Temporary spinal stimulation after coronary artery bypass graft (CABG) surgery for patients with a history of paroxysmal atrial fibrillation (Afib, AF) reduced postoperative arrhythmia incidence in a pilot randomized trial.
Spinal stimulation reduced the 30-day occurrence of any Afib or any atrial tachyarrhythmia lasting at least 30 seconds by a relative 89%, to just 3.8% versus 30.2% among usual care patients (P=0.04 for Cox regression, P=0.012 in the log-rank test).
In addition, Afib burden on ECG patch monitoring was lower (0.006% vs 0.2% of the time monitored), reported researchers.
The primary safety endpoint was similar between groups (30-day composite rate of death, cerebrovascular accident, MI, or kidney or spinal cord injury), with the only incidents being one case of bleeding requiring transfusion or reoperation and one case of prolonged ventilation.
"This novel approach could represent a new paradigm for AF prevention and requires further investigations," Romanov concluded.
These were "very impressive" findings for what has been an intractable problem despite decades of study, noted researchers. "To my knowledge, this beats about any other therapies tried out there for postoperative AF."
However, the Afib burden in both groups was "impressively small," at a level that would typically be considered a success in the post-Afib ablation setting, said author.
"There are questions that remain to be answered as to whether the complexity of spinal cord stimulation warrants that treatment," he said, pointing to the potential for other nervous system stimulation sites.
"We've seen work that's used less invasive approaches, including tragus stimulation, and other strategies that may be safer," he noted.
They cautioned that the findings might not be generalizable to patients without Afib.

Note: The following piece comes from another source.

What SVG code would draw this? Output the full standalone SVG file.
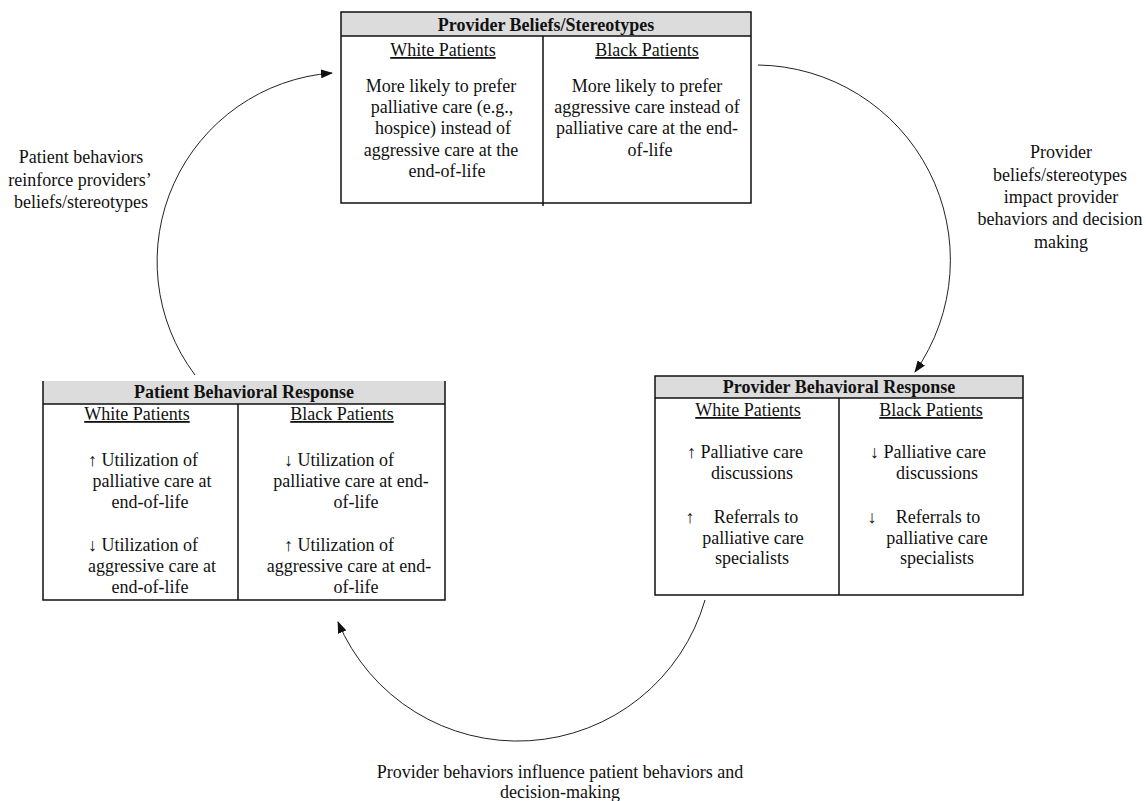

The trial included 52 patients who had three or more Afib episodes of up to 7 days each in the 6 months before enrollment. They were randomized to on-pump CABG alone or with spinal cord stimulation for 3 days before the procedure and 7 days afterward.
The procedure involved inserting leads in the posterior epidural space at the C7-T4 level of the spine, with the patient able to adjust the depth of stimulation to be comfortable while still achieving noticeable chest paresthesias.
Other than spinal stimulation time, the groups were similar in surgical, demographic, and hospital stay characteristics. Both groups took beta-blockers for at least 30 days after surgery.
Continuous external ECG recordings continued after the hospitalization with the Spyder ECG monitoring patch to 30 days post-op.
Limitations included the small sample size and lack of preoperative monitoring of Afib burden, so a baseline imbalance could not be ruled out.
The critical thing is to determine whether these benefits are transient or could hold long-term benefit for clinical outcomes, said researchers.
The researchers plan to follow up on trial participants out to 3 and possibly 5 years, they said.